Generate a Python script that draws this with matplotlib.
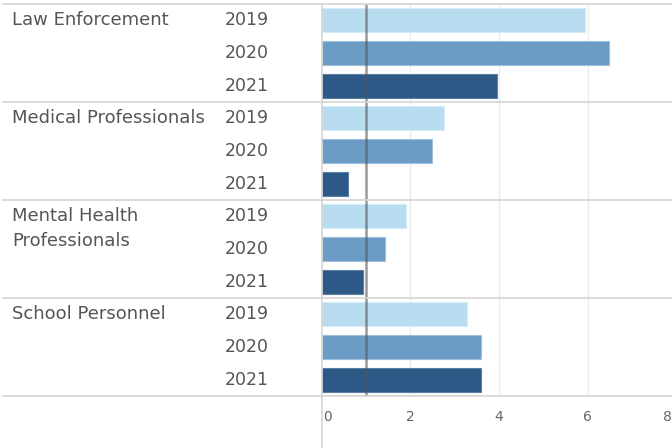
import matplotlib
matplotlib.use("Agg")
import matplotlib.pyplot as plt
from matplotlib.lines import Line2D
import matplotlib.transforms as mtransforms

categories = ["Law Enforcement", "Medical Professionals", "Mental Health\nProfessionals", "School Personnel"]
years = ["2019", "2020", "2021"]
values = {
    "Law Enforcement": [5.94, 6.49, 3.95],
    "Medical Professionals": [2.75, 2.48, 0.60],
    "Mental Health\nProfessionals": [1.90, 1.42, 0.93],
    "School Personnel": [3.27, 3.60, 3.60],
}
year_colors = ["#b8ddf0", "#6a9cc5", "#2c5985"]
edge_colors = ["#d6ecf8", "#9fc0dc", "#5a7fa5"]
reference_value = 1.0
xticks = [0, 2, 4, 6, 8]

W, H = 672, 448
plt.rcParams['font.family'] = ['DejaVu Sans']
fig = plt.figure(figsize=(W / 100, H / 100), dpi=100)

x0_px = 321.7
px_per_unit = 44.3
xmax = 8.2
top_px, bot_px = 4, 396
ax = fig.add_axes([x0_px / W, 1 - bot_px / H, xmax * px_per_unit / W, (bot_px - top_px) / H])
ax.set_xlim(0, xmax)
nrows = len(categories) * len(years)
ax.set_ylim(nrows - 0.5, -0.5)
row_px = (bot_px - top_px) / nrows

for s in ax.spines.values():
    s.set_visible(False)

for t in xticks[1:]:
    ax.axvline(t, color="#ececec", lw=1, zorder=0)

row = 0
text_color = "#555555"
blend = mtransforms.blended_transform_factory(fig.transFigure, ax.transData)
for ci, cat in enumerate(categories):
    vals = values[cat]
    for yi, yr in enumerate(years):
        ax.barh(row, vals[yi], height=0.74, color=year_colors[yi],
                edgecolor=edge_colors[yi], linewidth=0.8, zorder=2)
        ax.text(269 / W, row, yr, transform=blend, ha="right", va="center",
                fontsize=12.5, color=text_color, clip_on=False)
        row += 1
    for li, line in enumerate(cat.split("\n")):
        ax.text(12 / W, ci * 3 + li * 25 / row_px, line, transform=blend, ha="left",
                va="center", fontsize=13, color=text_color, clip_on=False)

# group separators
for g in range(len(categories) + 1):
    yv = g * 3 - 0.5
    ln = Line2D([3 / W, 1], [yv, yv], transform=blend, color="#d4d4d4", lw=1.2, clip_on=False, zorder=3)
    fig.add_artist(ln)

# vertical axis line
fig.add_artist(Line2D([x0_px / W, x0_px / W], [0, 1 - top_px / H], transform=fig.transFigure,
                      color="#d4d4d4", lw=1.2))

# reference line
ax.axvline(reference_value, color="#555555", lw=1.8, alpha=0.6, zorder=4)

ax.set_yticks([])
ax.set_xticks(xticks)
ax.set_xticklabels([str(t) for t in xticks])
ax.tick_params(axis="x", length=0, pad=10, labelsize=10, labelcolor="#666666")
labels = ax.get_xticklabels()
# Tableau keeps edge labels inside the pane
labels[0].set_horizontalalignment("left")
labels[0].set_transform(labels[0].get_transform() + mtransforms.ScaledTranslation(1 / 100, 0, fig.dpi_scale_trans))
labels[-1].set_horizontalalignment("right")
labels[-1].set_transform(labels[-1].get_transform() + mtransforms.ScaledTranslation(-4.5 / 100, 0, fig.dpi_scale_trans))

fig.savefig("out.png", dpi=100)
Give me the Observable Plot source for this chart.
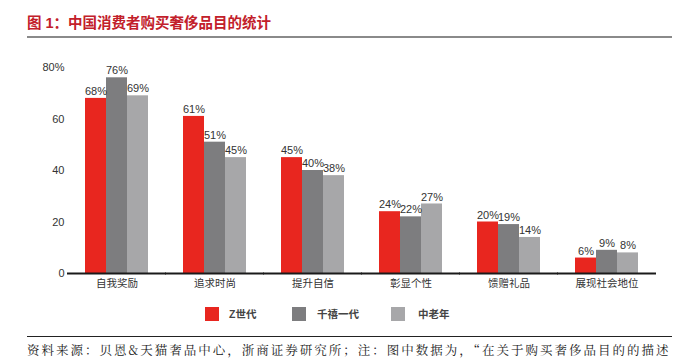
---------------
Images must not appear in the copy; reproduce everything else in the records verbatim.

Generate a Python script that draws this with matplotlib.
import matplotlib
matplotlib.use("Agg")
import matplotlib.pyplot as plt
from matplotlib.lines import Line2D
import matplotlib.transforms as mtransforms

categories = ["Law Enforcement", "Medical Professionals", "Mental Health\nProfessionals", "School Personnel"]
years = ["2019", "2020", "2021"]
values = {
    "Law Enforcement": [5.94, 6.49, 3.95],
    "Medical Professionals": [2.75, 2.48, 0.60],
    "Mental Health\nProfessionals": [1.90, 1.42, 0.93],
    "School Personnel": [3.27, 3.60, 3.60],
}
year_colors = ["#b8ddf0", "#6a9cc5", "#2c5985"]
edge_colors = ["#d6ecf8", "#9fc0dc", "#5a7fa5"]
reference_value = 1.0
xticks = [0, 2, 4, 6, 8]

W, H = 672, 448
plt.rcParams['font.family'] = ['DejaVu Sans']
fig = plt.figure(figsize=(W / 100, H / 100), dpi=100)

x0_px = 321.7
px_per_unit = 44.3
xmax = 8.2
top_px, bot_px = 4, 396
ax = fig.add_axes([x0_px / W, 1 - bot_px / H, xmax * px_per_unit / W, (bot_px - top_px) / H])
ax.set_xlim(0, xmax)
nrows = len(categories) * len(years)
ax.set_ylim(nrows - 0.5, -0.5)
row_px = (bot_px - top_px) / nrows

for s in ax.spines.values():
    s.set_visible(False)

for t in xticks[1:]:
    ax.axvline(t, color="#ececec", lw=1, zorder=0)

row = 0
text_color = "#555555"
blend = mtransforms.blended_transform_factory(fig.transFigure, ax.transData)
for ci, cat in enumerate(categories):
    vals = values[cat]
    for yi, yr in enumerate(years):
        ax.barh(row, vals[yi], height=0.74, color=year_colors[yi],
                edgecolor=edge_colors[yi], linewidth=0.8, zorder=2)
        ax.text(269 / W, row, yr, transform=blend, ha="right", va="center",
                fontsize=12.5, color=text_color, clip_on=False)
        row += 1
    for li, line in enumerate(cat.split("\n")):
        ax.text(12 / W, ci * 3 + li * 25 / row_px, line, transform=blend, ha="left",
                va="center", fontsize=13, color=text_color, clip_on=False)

# group separators
for g in range(len(categories) + 1):
    yv = g * 3 - 0.5
    ln = Line2D([3 / W, 1], [yv, yv], transform=blend, color="#d4d4d4", lw=1.2, clip_on=False, zorder=3)
    fig.add_artist(ln)

# vertical axis line
fig.add_artist(Line2D([x0_px / W, x0_px / W], [0, 1 - top_px / H], transform=fig.transFigure,
                      color="#d4d4d4", lw=1.2))

# reference line
ax.axvline(reference_value, color="#555555", lw=1.8, alpha=0.6, zorder=4)

ax.set_yticks([])
ax.set_xticks(xticks)
ax.set_xticklabels([str(t) for t in xticks])
ax.tick_params(axis="x", length=0, pad=10, labelsize=10, labelcolor="#666666")
labels = ax.get_xticklabels()
# Tableau keeps edge labels inside the pane
labels[0].set_horizontalalignment("left")
labels[0].set_transform(labels[0].get_transform() + mtransforms.ScaledTranslation(1 / 100, 0, fig.dpi_scale_trans))
labels[-1].set_horizontalalignment("right")
labels[-1].set_transform(labels[-1].get_transform() + mtransforms.ScaledTranslation(-4.5 / 100, 0, fig.dpi_scale_trans))

fig.savefig("out.png", dpi=100)
Give me the Observable Plot source for this chart.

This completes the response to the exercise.